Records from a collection
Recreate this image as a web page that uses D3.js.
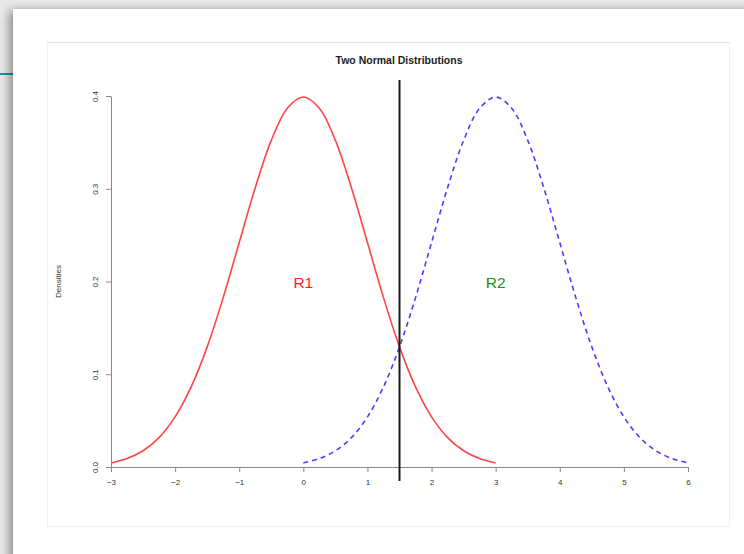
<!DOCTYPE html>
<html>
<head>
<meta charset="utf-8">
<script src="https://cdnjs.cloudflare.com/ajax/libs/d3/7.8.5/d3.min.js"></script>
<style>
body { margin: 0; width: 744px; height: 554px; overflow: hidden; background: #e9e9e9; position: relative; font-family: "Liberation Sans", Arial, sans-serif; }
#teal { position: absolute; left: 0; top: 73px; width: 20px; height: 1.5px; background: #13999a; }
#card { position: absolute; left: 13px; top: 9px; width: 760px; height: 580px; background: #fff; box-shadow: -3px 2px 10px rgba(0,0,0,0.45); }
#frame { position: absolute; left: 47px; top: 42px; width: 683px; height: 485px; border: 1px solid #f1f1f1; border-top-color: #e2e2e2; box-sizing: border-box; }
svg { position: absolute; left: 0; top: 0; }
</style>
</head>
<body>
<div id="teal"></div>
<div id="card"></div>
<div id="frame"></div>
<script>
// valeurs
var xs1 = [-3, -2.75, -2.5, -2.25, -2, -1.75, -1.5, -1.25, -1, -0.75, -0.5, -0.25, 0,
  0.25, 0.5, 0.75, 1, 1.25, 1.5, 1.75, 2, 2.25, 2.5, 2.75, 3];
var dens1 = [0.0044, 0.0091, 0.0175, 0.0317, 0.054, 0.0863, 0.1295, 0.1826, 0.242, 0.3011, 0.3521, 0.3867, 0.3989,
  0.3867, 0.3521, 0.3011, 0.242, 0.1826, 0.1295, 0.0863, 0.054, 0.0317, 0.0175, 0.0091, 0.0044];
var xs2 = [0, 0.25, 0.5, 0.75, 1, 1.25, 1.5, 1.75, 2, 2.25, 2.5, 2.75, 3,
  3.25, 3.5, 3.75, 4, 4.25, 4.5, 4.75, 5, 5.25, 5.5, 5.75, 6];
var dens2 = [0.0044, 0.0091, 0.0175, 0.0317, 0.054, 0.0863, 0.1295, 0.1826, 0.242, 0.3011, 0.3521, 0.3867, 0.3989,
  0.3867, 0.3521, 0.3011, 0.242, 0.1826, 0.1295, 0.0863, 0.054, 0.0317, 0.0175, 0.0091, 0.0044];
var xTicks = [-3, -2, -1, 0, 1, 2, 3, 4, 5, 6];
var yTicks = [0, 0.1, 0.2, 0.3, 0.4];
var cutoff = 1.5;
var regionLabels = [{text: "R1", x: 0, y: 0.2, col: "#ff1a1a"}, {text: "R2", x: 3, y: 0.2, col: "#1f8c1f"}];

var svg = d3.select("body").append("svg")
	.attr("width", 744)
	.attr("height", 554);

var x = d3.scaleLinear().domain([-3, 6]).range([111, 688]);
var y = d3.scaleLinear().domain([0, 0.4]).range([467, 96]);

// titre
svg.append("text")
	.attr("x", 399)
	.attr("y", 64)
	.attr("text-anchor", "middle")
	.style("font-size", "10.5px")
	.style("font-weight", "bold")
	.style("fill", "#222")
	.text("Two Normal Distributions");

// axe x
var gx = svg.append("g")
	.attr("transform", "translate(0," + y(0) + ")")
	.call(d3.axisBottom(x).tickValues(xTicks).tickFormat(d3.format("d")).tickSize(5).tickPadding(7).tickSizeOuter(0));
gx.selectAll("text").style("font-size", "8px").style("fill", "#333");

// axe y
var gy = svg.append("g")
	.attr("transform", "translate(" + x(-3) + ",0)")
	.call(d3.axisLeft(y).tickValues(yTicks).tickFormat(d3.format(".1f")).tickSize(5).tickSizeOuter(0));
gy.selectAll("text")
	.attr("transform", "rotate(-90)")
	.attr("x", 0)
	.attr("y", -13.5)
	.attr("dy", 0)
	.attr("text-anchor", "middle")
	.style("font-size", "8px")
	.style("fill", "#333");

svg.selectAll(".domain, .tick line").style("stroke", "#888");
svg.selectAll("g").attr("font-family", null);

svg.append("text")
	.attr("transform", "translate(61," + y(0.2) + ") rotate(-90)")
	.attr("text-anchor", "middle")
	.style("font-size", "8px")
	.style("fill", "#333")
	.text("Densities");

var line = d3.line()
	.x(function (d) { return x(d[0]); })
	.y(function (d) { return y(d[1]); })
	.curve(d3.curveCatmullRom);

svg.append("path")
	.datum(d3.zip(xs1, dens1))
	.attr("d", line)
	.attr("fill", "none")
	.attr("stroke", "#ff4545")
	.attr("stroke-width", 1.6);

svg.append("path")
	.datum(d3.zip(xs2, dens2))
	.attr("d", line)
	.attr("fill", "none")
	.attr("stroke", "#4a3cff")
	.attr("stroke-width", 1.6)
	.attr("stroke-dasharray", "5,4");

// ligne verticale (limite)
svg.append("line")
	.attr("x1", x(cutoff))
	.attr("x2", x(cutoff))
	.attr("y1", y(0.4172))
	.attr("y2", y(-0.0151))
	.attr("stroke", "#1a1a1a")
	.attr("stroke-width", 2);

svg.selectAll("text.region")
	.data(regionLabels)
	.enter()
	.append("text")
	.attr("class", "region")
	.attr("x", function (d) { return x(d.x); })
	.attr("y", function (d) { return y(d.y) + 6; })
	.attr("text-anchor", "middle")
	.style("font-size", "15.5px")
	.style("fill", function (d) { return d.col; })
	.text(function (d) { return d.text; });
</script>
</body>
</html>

...

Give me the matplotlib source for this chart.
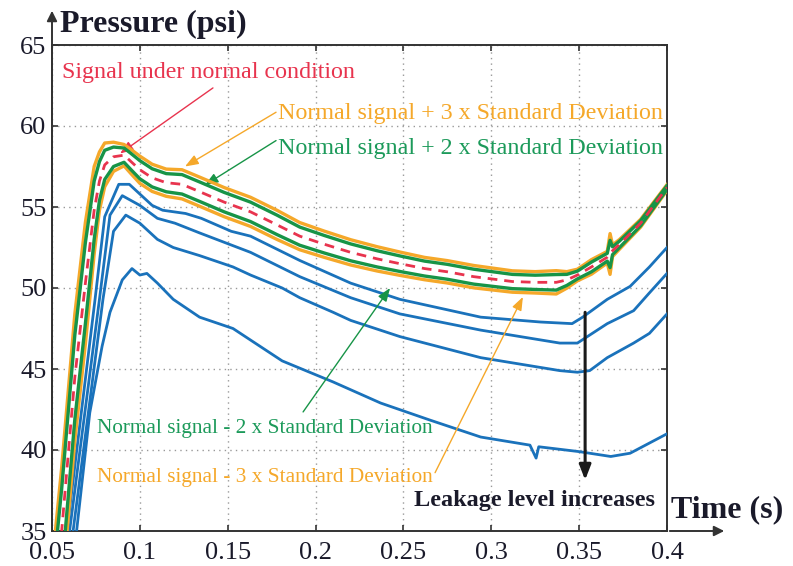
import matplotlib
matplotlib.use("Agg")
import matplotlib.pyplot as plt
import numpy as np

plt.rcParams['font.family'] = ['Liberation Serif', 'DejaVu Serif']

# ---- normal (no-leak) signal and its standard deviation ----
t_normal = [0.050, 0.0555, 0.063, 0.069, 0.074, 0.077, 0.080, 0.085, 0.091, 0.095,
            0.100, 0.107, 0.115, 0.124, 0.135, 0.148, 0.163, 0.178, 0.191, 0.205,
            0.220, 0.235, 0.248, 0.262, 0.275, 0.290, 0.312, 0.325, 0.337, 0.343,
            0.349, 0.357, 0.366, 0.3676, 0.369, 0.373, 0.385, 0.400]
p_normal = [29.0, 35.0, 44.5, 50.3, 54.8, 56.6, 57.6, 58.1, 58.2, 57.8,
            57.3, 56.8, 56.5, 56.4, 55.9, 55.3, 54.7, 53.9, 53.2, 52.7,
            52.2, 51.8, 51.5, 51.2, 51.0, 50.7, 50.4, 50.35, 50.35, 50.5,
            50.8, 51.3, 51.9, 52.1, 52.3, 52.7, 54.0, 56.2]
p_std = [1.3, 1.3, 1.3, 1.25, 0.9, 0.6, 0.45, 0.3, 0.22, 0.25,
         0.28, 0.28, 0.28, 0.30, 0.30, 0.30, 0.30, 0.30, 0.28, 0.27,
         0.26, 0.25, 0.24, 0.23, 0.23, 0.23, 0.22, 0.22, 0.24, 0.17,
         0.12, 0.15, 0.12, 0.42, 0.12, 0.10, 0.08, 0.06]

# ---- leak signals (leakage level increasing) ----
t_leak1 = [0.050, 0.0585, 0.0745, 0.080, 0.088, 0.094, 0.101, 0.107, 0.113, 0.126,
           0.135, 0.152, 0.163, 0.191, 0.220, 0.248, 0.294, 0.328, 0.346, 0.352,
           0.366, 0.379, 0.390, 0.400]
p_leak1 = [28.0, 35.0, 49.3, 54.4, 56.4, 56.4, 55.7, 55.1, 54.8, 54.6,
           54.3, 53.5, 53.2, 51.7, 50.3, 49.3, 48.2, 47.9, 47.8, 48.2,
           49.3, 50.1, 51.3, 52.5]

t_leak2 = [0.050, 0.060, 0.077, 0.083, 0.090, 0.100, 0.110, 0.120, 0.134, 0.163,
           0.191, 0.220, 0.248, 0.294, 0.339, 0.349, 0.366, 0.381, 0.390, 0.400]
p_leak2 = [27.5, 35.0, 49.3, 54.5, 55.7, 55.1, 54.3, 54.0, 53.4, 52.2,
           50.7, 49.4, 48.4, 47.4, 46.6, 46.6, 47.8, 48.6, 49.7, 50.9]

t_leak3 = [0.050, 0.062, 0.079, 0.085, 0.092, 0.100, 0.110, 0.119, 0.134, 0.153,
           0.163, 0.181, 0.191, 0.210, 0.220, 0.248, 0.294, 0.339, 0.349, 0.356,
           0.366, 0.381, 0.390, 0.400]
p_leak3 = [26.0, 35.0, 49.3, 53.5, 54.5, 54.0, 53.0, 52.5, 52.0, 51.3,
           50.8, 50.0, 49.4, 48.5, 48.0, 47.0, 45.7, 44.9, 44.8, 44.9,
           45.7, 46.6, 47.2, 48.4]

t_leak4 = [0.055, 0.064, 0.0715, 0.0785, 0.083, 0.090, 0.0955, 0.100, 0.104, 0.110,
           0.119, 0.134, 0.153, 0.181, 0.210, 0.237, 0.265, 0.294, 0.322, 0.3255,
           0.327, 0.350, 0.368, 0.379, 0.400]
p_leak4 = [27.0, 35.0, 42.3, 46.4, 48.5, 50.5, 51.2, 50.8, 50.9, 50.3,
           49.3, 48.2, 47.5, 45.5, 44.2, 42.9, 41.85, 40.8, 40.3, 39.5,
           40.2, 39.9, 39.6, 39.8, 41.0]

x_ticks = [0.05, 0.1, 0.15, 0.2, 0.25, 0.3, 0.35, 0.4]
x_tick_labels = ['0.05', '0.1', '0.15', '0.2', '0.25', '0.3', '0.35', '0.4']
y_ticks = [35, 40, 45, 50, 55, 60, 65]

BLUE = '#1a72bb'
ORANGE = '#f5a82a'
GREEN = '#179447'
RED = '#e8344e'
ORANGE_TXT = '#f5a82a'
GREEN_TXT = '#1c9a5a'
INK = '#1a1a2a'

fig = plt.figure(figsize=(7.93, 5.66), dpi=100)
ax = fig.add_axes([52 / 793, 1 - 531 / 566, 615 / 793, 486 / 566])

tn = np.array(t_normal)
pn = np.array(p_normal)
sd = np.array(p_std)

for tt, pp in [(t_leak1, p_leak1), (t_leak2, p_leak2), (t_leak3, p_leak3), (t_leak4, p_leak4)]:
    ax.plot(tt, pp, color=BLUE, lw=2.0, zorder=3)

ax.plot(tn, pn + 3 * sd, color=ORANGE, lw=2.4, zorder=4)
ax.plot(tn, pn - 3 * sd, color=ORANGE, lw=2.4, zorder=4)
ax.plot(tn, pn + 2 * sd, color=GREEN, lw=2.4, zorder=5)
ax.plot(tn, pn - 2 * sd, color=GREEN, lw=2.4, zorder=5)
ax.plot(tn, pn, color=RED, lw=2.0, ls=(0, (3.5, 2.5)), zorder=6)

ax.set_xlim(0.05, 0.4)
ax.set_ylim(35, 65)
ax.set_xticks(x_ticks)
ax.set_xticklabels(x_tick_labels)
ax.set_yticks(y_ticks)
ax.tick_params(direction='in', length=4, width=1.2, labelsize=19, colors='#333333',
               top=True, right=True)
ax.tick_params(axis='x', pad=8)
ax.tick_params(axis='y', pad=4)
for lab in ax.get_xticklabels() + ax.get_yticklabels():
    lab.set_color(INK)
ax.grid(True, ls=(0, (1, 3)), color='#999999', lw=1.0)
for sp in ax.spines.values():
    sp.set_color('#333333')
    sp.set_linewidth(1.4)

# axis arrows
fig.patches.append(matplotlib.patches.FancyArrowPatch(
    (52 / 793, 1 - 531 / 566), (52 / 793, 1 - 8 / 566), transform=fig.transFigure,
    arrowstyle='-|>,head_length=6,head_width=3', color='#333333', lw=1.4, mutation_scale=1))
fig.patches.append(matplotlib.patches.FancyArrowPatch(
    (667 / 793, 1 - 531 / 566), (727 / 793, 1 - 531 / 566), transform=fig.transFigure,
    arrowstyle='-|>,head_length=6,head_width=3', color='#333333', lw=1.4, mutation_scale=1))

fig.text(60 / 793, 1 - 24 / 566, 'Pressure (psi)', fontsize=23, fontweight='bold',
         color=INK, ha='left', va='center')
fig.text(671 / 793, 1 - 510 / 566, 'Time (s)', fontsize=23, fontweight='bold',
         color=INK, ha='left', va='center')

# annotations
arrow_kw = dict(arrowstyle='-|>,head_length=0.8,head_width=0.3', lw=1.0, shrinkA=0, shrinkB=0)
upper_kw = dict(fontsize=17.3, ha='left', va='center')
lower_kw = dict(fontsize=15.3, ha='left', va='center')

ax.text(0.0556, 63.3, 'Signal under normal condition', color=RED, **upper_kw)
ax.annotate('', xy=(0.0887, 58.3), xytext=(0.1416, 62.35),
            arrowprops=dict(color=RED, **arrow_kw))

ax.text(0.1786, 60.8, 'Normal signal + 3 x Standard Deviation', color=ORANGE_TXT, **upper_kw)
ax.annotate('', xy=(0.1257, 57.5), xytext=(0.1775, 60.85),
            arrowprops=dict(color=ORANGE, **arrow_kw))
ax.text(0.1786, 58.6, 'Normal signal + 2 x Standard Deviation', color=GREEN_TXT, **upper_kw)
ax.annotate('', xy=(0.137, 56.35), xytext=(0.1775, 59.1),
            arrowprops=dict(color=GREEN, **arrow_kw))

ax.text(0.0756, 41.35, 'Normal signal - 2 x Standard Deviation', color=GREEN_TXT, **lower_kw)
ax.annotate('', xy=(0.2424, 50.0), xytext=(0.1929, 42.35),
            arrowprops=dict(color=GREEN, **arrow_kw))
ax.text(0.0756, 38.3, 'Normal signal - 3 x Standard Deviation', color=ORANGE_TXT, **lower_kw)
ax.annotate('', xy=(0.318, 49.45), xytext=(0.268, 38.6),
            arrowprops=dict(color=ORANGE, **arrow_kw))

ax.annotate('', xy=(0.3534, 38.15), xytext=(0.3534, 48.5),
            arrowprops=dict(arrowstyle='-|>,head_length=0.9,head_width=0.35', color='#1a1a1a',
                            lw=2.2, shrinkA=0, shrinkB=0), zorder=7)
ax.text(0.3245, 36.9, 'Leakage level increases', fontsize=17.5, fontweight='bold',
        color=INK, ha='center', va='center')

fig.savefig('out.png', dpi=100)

==

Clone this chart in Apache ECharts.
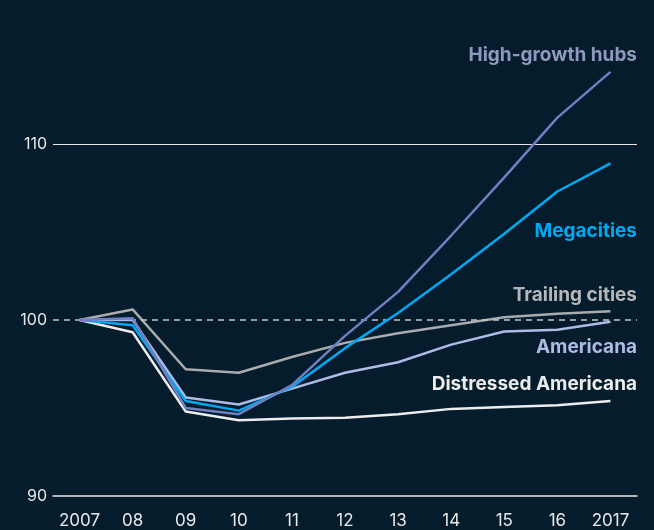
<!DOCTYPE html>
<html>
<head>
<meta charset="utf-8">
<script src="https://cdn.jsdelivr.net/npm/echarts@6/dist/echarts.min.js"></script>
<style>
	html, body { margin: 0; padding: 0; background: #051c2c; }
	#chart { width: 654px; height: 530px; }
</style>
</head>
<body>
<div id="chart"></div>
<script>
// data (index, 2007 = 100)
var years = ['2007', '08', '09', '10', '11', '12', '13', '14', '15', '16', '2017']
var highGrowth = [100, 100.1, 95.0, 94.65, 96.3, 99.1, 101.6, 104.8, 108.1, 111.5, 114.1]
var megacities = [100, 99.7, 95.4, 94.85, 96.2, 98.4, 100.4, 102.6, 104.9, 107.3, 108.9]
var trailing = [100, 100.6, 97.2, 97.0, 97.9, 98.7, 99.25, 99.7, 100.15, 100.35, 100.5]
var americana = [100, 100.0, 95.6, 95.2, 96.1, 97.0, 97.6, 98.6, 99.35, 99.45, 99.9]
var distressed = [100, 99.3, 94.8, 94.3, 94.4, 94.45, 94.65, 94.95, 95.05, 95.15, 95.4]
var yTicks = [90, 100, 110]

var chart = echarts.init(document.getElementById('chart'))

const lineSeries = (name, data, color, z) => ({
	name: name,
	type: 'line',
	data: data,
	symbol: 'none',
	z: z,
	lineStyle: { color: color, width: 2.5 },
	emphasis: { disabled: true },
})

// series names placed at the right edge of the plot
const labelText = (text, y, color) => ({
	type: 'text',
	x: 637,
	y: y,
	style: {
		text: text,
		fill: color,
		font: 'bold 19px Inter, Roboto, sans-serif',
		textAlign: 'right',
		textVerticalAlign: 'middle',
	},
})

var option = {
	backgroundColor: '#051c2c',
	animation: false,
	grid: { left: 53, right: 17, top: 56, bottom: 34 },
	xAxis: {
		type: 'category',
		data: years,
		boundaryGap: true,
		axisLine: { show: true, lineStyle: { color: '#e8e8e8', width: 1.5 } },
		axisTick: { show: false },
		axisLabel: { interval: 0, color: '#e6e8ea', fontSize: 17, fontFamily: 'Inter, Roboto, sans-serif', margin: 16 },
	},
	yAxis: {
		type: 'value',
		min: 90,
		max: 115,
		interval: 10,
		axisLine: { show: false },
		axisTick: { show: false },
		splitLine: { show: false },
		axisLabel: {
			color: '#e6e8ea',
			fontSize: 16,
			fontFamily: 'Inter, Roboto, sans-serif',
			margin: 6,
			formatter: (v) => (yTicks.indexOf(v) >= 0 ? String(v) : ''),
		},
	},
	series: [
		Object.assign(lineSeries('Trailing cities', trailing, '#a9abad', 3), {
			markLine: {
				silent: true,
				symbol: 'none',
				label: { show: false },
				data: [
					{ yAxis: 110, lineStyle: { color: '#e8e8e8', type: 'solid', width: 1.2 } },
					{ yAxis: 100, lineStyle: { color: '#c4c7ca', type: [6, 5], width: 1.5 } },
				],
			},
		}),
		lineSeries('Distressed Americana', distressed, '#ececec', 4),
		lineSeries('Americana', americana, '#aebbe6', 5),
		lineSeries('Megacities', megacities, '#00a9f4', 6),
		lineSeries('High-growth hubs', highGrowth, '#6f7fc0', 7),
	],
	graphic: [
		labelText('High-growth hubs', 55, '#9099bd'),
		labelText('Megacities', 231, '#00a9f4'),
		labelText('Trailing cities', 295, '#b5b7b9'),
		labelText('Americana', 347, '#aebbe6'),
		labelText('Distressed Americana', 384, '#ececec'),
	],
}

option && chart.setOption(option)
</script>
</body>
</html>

§ What the task requires:
Give back exactly the lines from the one that holds "Give me the matplotlib source for this chart." to the one that holds "49.3, 50.1, 51.3, 52.5]", with both ends and without the images.

§ Completed exercise:
Give me the matplotlib source for this chart.
import matplotlib
matplotlib.use("Agg")
import matplotlib.pyplot as plt
import numpy as np

plt.rcParams['font.family'] = ['Liberation Serif', 'DejaVu Serif']

# ---- normal (no-leak) signal and its standard deviation ----
t_normal = [0.050, 0.0555, 0.063, 0.069, 0.074, 0.077, 0.080, 0.085, 0.091, 0.095,
            0.100, 0.107, 0.115, 0.124, 0.135, 0.148, 0.163, 0.178, 0.191, 0.205,
            0.220, 0.235, 0.248, 0.262, 0.275, 0.290, 0.312, 0.325, 0.337, 0.343,
            0.349, 0.357, 0.366, 0.3676, 0.369, 0.373, 0.385, 0.400]
p_normal = [29.0, 35.0, 44.5, 50.3, 54.8, 56.6, 57.6, 58.1, 58.2, 57.8,
            57.3, 56.8, 56.5, 56.4, 55.9, 55.3, 54.7, 53.9, 53.2, 52.7,
            52.2, 51.8, 51.5, 51.2, 51.0, 50.7, 50.4, 50.35, 50.35, 50.5,
            50.8, 51.3, 51.9, 52.1, 52.3, 52.7, 54.0, 56.2]
p_std = [1.3, 1.3, 1.3, 1.25, 0.9, 0.6, 0.45, 0.3, 0.22, 0.25,
         0.28, 0.28, 0.28, 0.30, 0.30, 0.30, 0.30, 0.30, 0.28, 0.27,
         0.26, 0.25, 0.24, 0.23, 0.23, 0.23, 0.22, 0.22, 0.24, 0.17,
         0.12, 0.15, 0.12, 0.42, 0.12, 0.10, 0.08, 0.06]

# ---- leak signals (leakage level increasing) ----
t_leak1 = [0.050, 0.0585, 0.0745, 0.080, 0.088, 0.094, 0.101, 0.107, 0.113, 0.126,
           0.135, 0.152, 0.163, 0.191, 0.220, 0.248, 0.294, 0.328, 0.346, 0.352,
           0.366, 0.379, 0.390, 0.400]
p_leak1 = [28.0, 35.0, 49.3, 54.4, 56.4, 56.4, 55.7, 55.1, 54.8, 54.6,
           54.3, 53.5, 53.2, 51.7, 50.3, 49.3, 48.2, 47.9, 47.8, 48.2,
           49.3, 50.1, 51.3, 52.5]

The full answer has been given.